Letters responding to: How we’re all being seduced by the state, by Rob Lyons
In Lyons’ conclusion, he suggests that there are plenty of opportunities for the state to help kickstart the economy but he offers no explanation as to where the economic problems originate from.
As has occasionally been hinted at in other pieces on spiked, there has been no significant restructuring of the economy since the start of our current difficulties at the end of the postwar boom in the 1970s. It therefore would require something much more savage than state measures of ‘building roads to support innovation’ in order to restore conditions of profitability. And it is the historic legacy of a low level of profitability that is at the heart of Britain’s economic difficulties.
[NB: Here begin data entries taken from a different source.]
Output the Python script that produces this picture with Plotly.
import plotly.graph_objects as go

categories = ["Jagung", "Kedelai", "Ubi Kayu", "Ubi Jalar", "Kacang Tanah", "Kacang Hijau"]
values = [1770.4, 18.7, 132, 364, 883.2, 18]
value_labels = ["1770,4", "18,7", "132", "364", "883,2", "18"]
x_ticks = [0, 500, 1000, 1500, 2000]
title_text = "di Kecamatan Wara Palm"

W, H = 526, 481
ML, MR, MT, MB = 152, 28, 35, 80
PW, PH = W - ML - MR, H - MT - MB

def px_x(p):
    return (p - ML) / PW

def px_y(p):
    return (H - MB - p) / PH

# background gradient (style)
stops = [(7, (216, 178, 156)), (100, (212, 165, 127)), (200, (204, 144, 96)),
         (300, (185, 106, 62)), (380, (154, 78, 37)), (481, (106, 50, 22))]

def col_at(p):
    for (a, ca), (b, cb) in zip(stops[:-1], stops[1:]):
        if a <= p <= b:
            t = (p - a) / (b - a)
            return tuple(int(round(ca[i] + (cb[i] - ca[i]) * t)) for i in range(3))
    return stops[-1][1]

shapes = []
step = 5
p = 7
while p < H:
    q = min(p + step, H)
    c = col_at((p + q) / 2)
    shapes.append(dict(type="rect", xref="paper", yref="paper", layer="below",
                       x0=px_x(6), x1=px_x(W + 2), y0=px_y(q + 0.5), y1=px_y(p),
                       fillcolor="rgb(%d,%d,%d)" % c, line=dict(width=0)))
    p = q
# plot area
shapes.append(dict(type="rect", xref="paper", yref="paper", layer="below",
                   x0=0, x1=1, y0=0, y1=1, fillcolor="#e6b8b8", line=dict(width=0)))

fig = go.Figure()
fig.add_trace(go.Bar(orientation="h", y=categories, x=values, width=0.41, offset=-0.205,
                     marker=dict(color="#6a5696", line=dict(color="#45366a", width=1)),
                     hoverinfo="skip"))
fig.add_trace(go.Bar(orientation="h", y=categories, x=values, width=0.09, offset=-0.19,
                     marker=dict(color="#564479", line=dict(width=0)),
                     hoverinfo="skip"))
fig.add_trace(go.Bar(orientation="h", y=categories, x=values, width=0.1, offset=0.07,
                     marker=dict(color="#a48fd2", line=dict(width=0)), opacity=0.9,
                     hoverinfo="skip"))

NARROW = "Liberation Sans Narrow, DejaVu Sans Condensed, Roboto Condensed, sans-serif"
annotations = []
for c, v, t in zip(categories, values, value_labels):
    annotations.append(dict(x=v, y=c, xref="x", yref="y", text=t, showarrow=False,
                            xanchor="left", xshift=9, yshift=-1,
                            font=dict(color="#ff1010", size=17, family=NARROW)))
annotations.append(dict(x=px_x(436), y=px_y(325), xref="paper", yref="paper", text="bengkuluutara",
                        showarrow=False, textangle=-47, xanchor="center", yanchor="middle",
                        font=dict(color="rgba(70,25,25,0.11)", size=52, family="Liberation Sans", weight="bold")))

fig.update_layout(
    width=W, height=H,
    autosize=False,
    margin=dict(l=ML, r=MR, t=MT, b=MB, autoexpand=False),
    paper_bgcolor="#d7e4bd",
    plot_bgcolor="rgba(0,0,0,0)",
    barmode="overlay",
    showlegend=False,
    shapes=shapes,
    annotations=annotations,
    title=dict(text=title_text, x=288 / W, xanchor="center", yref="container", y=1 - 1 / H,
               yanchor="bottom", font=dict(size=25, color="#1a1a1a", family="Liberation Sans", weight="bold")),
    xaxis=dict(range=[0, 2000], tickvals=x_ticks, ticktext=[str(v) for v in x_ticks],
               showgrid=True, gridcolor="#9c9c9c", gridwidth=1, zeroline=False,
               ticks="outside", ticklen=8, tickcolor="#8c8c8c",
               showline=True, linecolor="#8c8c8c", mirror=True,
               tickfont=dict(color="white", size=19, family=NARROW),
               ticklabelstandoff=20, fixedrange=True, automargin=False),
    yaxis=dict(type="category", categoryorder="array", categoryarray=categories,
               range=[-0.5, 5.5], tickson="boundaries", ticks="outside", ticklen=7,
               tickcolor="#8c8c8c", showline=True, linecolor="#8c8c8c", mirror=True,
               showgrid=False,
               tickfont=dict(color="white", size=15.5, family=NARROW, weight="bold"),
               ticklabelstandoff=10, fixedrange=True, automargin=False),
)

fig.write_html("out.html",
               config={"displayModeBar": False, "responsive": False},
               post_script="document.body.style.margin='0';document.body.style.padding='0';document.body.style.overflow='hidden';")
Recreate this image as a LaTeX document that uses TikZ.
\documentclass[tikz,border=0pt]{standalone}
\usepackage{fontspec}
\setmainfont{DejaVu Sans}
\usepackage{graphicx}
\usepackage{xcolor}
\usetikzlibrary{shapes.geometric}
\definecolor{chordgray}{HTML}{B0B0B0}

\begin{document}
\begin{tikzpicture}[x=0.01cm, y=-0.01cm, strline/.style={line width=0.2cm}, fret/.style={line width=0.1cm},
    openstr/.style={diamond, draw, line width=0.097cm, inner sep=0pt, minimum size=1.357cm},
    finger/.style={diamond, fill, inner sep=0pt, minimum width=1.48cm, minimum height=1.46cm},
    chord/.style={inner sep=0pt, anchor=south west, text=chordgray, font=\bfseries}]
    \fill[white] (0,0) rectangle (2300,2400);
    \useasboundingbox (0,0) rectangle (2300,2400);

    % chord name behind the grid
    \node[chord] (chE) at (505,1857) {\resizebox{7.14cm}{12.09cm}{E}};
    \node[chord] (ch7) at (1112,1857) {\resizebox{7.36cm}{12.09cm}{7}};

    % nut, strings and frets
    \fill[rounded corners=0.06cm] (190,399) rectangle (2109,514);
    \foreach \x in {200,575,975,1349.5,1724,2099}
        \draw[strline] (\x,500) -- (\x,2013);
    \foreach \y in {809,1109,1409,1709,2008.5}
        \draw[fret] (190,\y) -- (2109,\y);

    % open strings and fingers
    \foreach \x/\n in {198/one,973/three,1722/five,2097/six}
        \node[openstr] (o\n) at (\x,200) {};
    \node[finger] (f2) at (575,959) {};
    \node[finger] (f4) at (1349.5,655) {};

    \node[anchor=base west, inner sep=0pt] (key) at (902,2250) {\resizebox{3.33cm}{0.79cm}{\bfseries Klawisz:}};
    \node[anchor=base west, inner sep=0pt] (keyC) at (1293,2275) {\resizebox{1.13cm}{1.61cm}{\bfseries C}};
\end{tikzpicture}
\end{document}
If restoring conditions of profitability is the aim then it means allowing any struggling business to go under, increasing unemployment without too much of ‘a safety net for when people lose their jobs’ and to force down the real value wages and salaries of those still in work. The state can of course facilitate this process; it is not really withdrawing from the economy but it will certainly improve conditions for the businesses that survive the shakeout.
These are the classic measures of dealing with an economic crisis. If Lyons has a different set of ideas, don’t simply castigate Osborne for not providing measures that encourage ‘personal and commercial’ initiative, let’s hear them.
I’m of the belief that restoring conditions of profitability requires a sacrifice that is simply not in the interest of most people, either in the short term or the long term.